The second single from Scorpion is "Let Me Blow Ya Mind," featuring Stefani, produced by heartbreaker Dre. Wait, how did Dre end up on the album? "I never had no animosity toward him," Eve says. Long pause. "After a couple of months." Once she'd become famous and began seeing him at various functions, she told him, "You better do somethin' on the album." But things were far from smooth in the studio.

"They was beefin'!" Stevie says.

"'Cause I'm a brat, and so is he," Eve says. He got his formula and I got mine. And we was clashin'."

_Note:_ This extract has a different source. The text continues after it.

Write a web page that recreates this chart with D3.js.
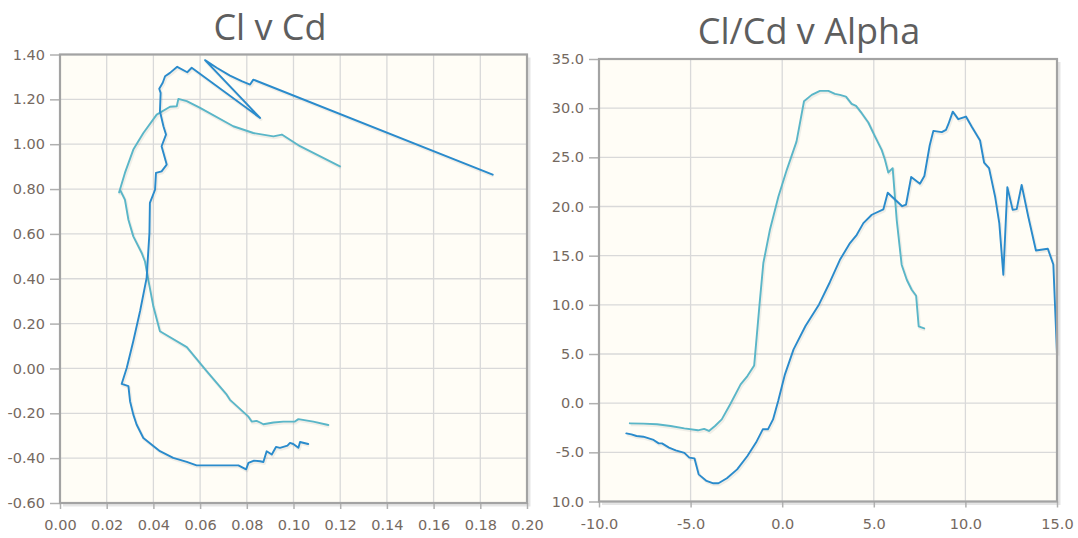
<!DOCTYPE html>
<html>
<head>
<meta charset="utf-8">
<script src="https://cdn.jsdelivr.net/npm/d3@7/dist/d3.min.js"></script>
<style>
  html,body{margin:0;padding:0;background:#ffffff;}
  svg{display:block;}
</style>
</head>
<body>
<svg id="chart" width="1078" height="538"></svg>
<script>
// ---------- DATA ----------
// Left chart: Cl v Cd (series A = dark blue, series B = teal)
const cdA = [0.1063,0.1028,0.1021,0.0999,0.0985,0.0974,0.0942,0.0925,0.0907,0.0885,0.0871,0.0857,0.0831,0.0807,0.0797,0.0764,0.0585,0.0543,0.0485,0.0428,0.0393,0.0357,0.0328,0.0314,0.0300,0.0293,0.0274,0.0264,0.0286,0.0314,0.0343,0.0371,0.0383,0.0385,0.0407,0.0411,0.0435,0.0457,0.0435,0.0454,0.0443,0.0428,0.0431,0.0425,0.0440,0.0450,0.0471,0.0502,0.0545,0.0564,0.0857,0.0621,0.0671,0.0728,0.0778,0.0814,0.0828,0.1853];
const clA = [-0.337,-0.328,-0.354,-0.337,-0.332,-0.344,-0.354,-0.350,-0.384,-0.369,-0.417,-0.414,-0.411,-0.421,-0.450,-0.432,-0.432,-0.417,-0.399,-0.369,-0.340,-0.310,-0.250,-0.206,-0.146,-0.079,-0.072,-0.069,0.003,0.122,0.256,0.404,0.604,0.738,0.797,0.872,0.879,0.909,0.991,1.043,1.080,1.147,1.229,1.247,1.274,1.303,1.318,1.345,1.321,1.341,1.117,1.375,1.341,1.306,1.281,1.266,1.288,0.864];
const cdB = [0.1149,0.1085,0.1021,0.1006,0.0956,0.0914,0.0871,0.0857,0.0842,0.0821,0.0807,0.0728,0.0714,0.0628,0.0543,0.0428,0.0400,0.0378,0.0364,0.0350,0.0314,0.0293,0.0278,0.0257,0.0253,0.0278,0.0314,0.0357,0.0414,0.0471,0.0500,0.0507,0.0543,0.0600,0.0742,0.0828,0.0914,0.0950,0.1028,0.1199];
const clB = [-0.252,-0.237,-0.226,-0.237,-0.237,-0.241,-0.249,-0.241,-0.234,-0.237,-0.215,-0.140,-0.117,-0.012,0.095,0.166,0.276,0.396,0.477,0.515,0.589,0.663,0.753,0.797,0.785,0.872,0.976,1.050,1.132,1.167,1.169,1.202,1.192,1.162,1.080,1.050,1.035,1.043,0.991,0.901];

// Right chart: Cl/Cd v Alpha
const alphaA = [-8.51,-8.23,-7.95,-7.58,-7.02,-6.74,-6.56,-6.18,-5.81,-5.34,-5.07,-4.79,-4.56,-4.13,-3.76,-3.48,-3.02,-2.46,-1.90,-1.43,-1.06,-0.78,-0.50,-0.22,0.15,0.62,1.27,2.01,2.6,3.15,3.70,4.07,4.43,4.89,5.52,5.76,6.55,6.76,7.04,7.52,7.76,8.05,8.25,8.71,8.94,9.07,9.31,9.61,10.03,10.34,10.80,11.02,11.29,11.62,11.85,12.07,12.29,12.58,12.80,13.07,13.43,13.85,14.5,14.8,15.0];
const ratioA = [-3.07,-3.17,-3.34,-3.41,-3.74,-4.09,-4.09,-4.52,-4.80,-5.06,-5.54,-5.61,-7.24,-7.91,-8.15,-8.15,-7.64,-6.73,-5.37,-4.01,-2.66,-2.66,-1.65,0.22,2.93,5.47,7.85,10.04,12.3,14.58,16.28,17.12,18.31,19.16,19.70,21.4,20.03,20.2,23.0,22.31,23.1,26.2,27.69,27.56,27.79,28.37,29.65,28.88,29.15,28.13,26.71,24.47,23.90,21.02,18.31,13.06,21.97,19.66,19.73,22.20,18.98,15.53,15.7,14.1,5.0];
const alphaB = [-8.32,-7.58,-6.83,-6.09,-5.34,-4.60,-4.26,-4.00,-3.67,-3.30,-2.83,-2.27,-1.90,-1.53,-1.24,-1.03,-0.67,-0.21,0.25,0.78,1.19,1.61,2.06,2.52,2.88,3.15,3.48,3.79,4.03,4.34,4.70,5.07,5.43,5.61,5.79,6.03,6.25,6.52,6.80,7.07,7.31,7.45,7.75];
const ratioB = [-2.05,-2.08,-2.15,-2.32,-2.56,-2.76,-2.62,-2.83,-2.32,-1.65,-0.08,1.91,2.76,3.84,10.0,14.25,17.63,21.0,23.73,26.6,30.7,31.35,31.76,31.76,31.45,31.35,31.18,30.44,30.23,29.49,28.54,27.11,25.76,24.75,23.46,23.90,18.65,14.08,12.55,11.53,10.92,7.80,7.6];

// Tick labels
const leftXTicks = [0,0.02,0.04,0.06,0.08,0.10,0.12,0.14,0.16,0.18,0.20];
const leftYTicks = [-0.6,-0.4,-0.2,0,0.2,0.4,0.6,0.8,1.0,1.2,1.4];
const rightXTicks = [-10,-5,0,5,10,15];
const rightYTicks = [-10,-5,0,5,10,15,20,25,30,35];
const titles = ["Cl v Cd", "Cl/Cd v Alpha"];

// ---------- DRAW ----------
const svg = d3.select("#chart");
const loc = d3.formatLocale({decimal:".", thousands:",", grouping:[3], currency:["$",""], minus:"-"});
const COL_A = "#2a8bcc", COL_B = "#5ab6c8";
const defs = svg.append("defs");

function drawChart(cfg){
  const g = svg.append("g");
  if (cfg.clipX !== undefined){
    const id = "clip" + cfg.idx;
    defs.append("clipPath").attr("id", id).append("rect")
      .attr("x", cfg.clipX).attr("y", 0).attr("width", 1078 - cfg.clipX).attr("height", 538);
    g.attr("clip-path", `url(#${id})`);
  }
  const x = d3.scaleLinear().domain(cfg.xDomain).range([cfg.left, cfg.right]);
  const y = d3.scaleLinear().domain(cfg.yDomain).range([cfg.bottom, cfg.top]);
  const w = cfg.right - cfg.left, h = cfg.bottom - cfg.top;

  // title
  g.append("text").attr("x", cfg.titleX).attr("y", cfg.titleY)
    .attr("text-anchor","middle")
    .style("font-family","'Open Sans', sans-serif").style("font-size","36px")
    .style("fill","#5e5e5e").text(cfg.title);

  // frame shadow
  g.append("path")
    .attr("d", `M${cfg.right+2},${cfg.top+3} L${cfg.right+2},${cfg.bottom+2} L${cfg.left+3},${cfg.bottom+2}`)
    .attr("fill","none").attr("stroke","rgba(0,0,0,0.10)").attr("stroke-width",3);
  // background
  g.append("rect").attr("x",cfg.left).attr("y",cfg.top).attr("width",w).attr("height",h)
    .attr("fill","#fffdf6");

  // grid
  g.append("g").selectAll("line").data(cfg.xTicks).join("line")
    .attr("x1",d=>x(d)).attr("x2",d=>x(d)).attr("y1",cfg.top).attr("y2",cfg.bottom)
    .attr("stroke","#d9d9d9").attr("stroke-width",1.3);
  g.append("g").selectAll("line").data(cfg.yTicks).join("line")
    .attr("y1",d=>y(d)).attr("y2",d=>y(d)).attr("x1",cfg.left).attr("x2",cfg.right)
    .attr("stroke","#d9d9d9").attr("stroke-width",1.3);

  // axes
  const fontStyle = sel => sel.selectAll("text")
    .style("font-family","'DejaVu Sans', sans-serif").style("font-size","14.5px")
    .style("fill","#75695f");
  const ax = g.append("g").attr("transform",`translate(0,${cfg.bottom})`)
    .call(d3.axisBottom(x).tickValues(cfg.xTicks).tickSize(6).tickPadding(11).tickFormat(loc.format(cfg.xFmt)));
  ax.select(".domain").remove();
  ax.selectAll("line").attr("stroke","#b0b0b0").attr("stroke-width",1.5);
  fontStyle(ax);
  const ay = g.append("g").attr("transform",`translate(${cfg.left},0)`)
    .call(d3.axisLeft(y).tickValues(cfg.yTicks).tickSize(10).tickPadding(5).tickFormat(loc.format(cfg.yFmt)));
  ay.select(".domain").remove();
  ay.selectAll("line").attr("stroke","#b0b0b0").attr("stroke-width",1.5);
  fontStyle(ay);

  // series
  const line = d3.line().x(d=>x(d[0])).y(d=>y(d[1]));
  cfg.series.forEach(s=>{
    const pts = d3.zip(s.xs, s.ys);
    g.append("path").attr("d", line(pts)).attr("fill","none")
      .attr("stroke","rgba(0,0,0,0.06)").attr("stroke-width",3)
      .attr("stroke-linejoin","round").attr("transform","translate(1,1.5)");
    g.append("path").attr("d", line(pts)).attr("fill","none")
      .attr("stroke", s.color).attr("stroke-width",1.9)
      .attr("stroke-linejoin","round").attr("stroke-linecap","round");
  });

  // border
  g.append("rect").attr("x",cfg.left).attr("y",cfg.top).attr("width",w).attr("height",h)
    .attr("fill","none").attr("stroke","#a3a3a3").attr("stroke-width",2.2);
}

drawChart({
  idx:0, title: titles[0], titleX: 270, titleY: 40,
  left:60, right:527, top:54.5, bottom:503,
  xDomain:[0,0.2], yDomain:[-0.6,1.4],
  xTicks:leftXTicks, yTicks:leftYTicks, xFmt:".2f", yFmt:".2f",
  series:[{xs:cdB, ys:clB, color:COL_B},{xs:cdA, ys:clA, color:COL_A}]
});
drawChart({
  idx:1, title: titles[1], titleX: 809, titleY: 44, clipX: 552,
  left:599, right:1057, top:59, bottom:501.5,
  xDomain:[-10,15], yDomain:[-10,35],
  xTicks:rightXTicks, yTicks:rightYTicks, xFmt:".1f", yFmt:".1f",
  series:[{xs:alphaB, ys:ratioB, color:COL_B},{xs:alphaA, ys:ratioA, color:COL_A}]
});
</script>
</body>
</html>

"He was like, 'You wanna do it this way,' " Stevie says. "She'd be like, 'I'm tired right now.' He was like, 'F--- off!' She was like, 'Well, f--- you!' I was like, 'Oh, s---!'

"But we made a hit."

At Pastis, a trendy downtown Manhattan eatery (which is closed in order to set up for dinner but open for her), Eve is hankering for hot liquids. She orders green tea, onion soup (she says, "This is stinky like someone's foot," but eats it anyway) as well as fried fish and french fries. Sitting beside her is Stevie, the first real love of her life. He has EVE tattooed on his arm, she has SLEAZY'S GIRL on hers. He plays thirteen instruments and has long worked in Puffy's stable, but on Scorpion he produced only two tracks. "My purpose," he says, "was makin' sure she felt good every day, 'cause that makes a better artist." But this is one of those bickering-brother-and-sister type of couples, and right now he's getting on her nerves.

"We the same person," she says. "Only he's a man and I'm a woman. It's ridiculous. I've never dealt with myself. And it's hard. . . ."

"We both Scorpios," Stevie cuts in.

"It's intense," Eve says. "But ever since our first date, we been together every day."

"Except when we're out of town. Other than that . . ."

". . . we're always together. Sickeningly. I mean, sometimes we have real relationship issues. . . ."

". . . We argue. . . ."

". . . But it's never media issues. . . ."

". . . It's relationship issues."

"Stop it!" she yells. "Can I talk?!"

How did this love affair start?

"She chased me down."

"Stevie, don't lie," she says, cutting her eyes at him.

The story they tell together is that when Eve was in the process of recording her debut album, Stevie repeatedly asked her out, to no avail. One day, he even stopped by the video shoot for her first solo single, "What You Want."

"I had my shorty with me, my little son," he says, "and we both had our blue minks on, and she was like, 'Oh, you're so cute!'"

"I was talkin' 'bout your son. Not you."

He finally asked Ruff Ryder CEO Darrin Dean whether he could ask her out. She was impressed: "I thought that was so cute."

When was the first date?

"She came to my house and interrupted my spades game."

"Why you keep lyin'? He called me to come over, and he was playin' spades. I ain't interrupted nothin'."

"Anyway. I took her to the back room, we had a conversation and that was it."

"After that, we was together every day." They look at each other with love in their eyes. They're about to share a delicate kiss. He leans toward her. But before he can get too close, she throws an elbow into his ribs to push him back. "Stop!" she squeals. True love.